Page 69 - Muzaffargarh Gazzetteer
P. 69
taken, and the chief grounds for enhancement were the increase in palms
and orchards and the rise in prices. Against this must be set the insecurity
of the district, which was dependent on two uncontrolled rivers; the history
of the last 20 years had shown what little reliance could be placed on them.
On the whole, there was no scope for a large increase in revenue.
Circles under Crop Rates Assessment
Experience had shown the general lines on which any assessment had to be
made, and when the Settlement Officer joined the settlement, the people as
a whole were contented with the method by which their particular holdings
were assessed, except for the general agitation against well assessments. The
obvious way of meeting this agitation, which inspections, as already
described, showed to be just, was to extend to Alipur and the riverain circles
of Kot Addu and Muzaffargarh the system adopted by Captain Crosthwaite
in the Layyah riverain. No attempt was made to classify the wells, or rather
an attempt which was made after the operations of the new settlement began,
was abandoned. A classification was, in fact, impossible if the people were
called on to make it; the man of influence would invariably have his well
written down several classes. Generally speaking, no official of lower rank
than a Tehsildar had the necessary knowledge to classify a well, and to give
one the power to do so was to invite to be corrupt. No senior official could
possibly see the majority of the wells more than once, and the inspection of
a single harvest in the District Muzaffargarh would lead to no useful result.
The Khasra Girdawaris showed the area of the crops, but not their quality
and anyhow an average of say, five years cropping seldom gave a true picture
of the well. All that could be said safely about a well was that, so long as the
flood supply was suitable, the owner would be able to afford good cattle, and
would have sufficient manure to grow the best kinds of crops. The most
prosperous owners cultivated cane, pepper, fruit and similar garden crops.

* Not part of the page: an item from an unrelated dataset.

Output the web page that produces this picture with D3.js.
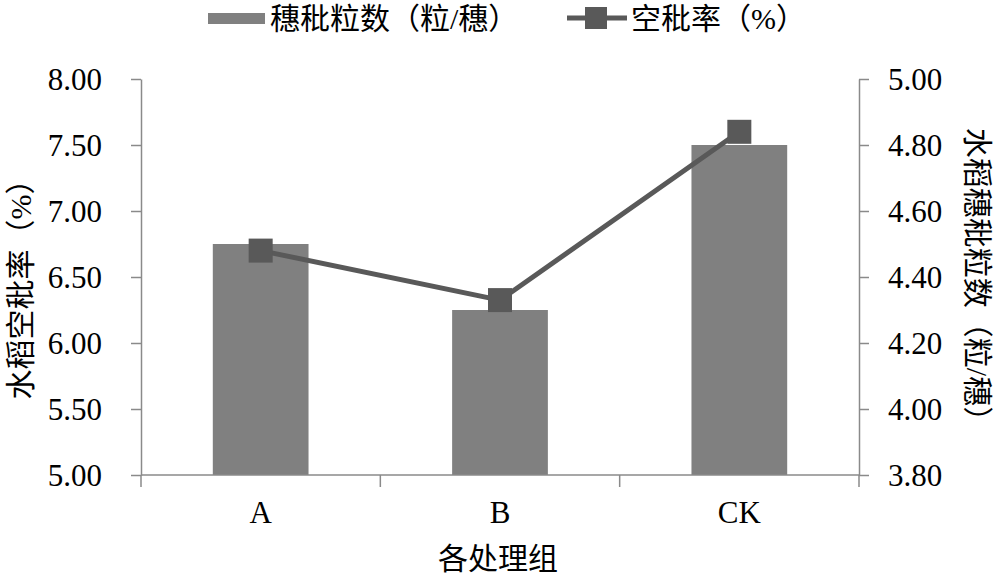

The less prosperous grew as much wheat as possible, or, if the canal water
was very abundant, rice followed by gram, and if they could, enough of the
Kharif grains to feed themselves or their labourers. On a well with a really
bad flood supply the area of wheat was decreased, and cotton, bajra and
jowar were grown in its place. The changes in cultivation caused by a change
in flood supply were well shown in Kot Addu and in the centre of Alipur; in
the latter area cane had been replaced by wheat, and rice by cotton.
Similarly, the crops grown in brackish soil in Kot Addu had been replaced by
excellent rice and gram. The Alipur wells had been assessed on the cane
grown at the settlement, with a result that 20 years later the bad wheat now
grown was paying about three times what it should. In Kot Addu the
assessment based on the poor wheat was for less than what the rice and
gram should have been paying. The wells thus grouped themselves by their
crops, and if a reasonable rate could be worked out for each class of crop, a
well was likely to continue indefinitely to pay a fair assessment whatever
accident might befall the flood supply.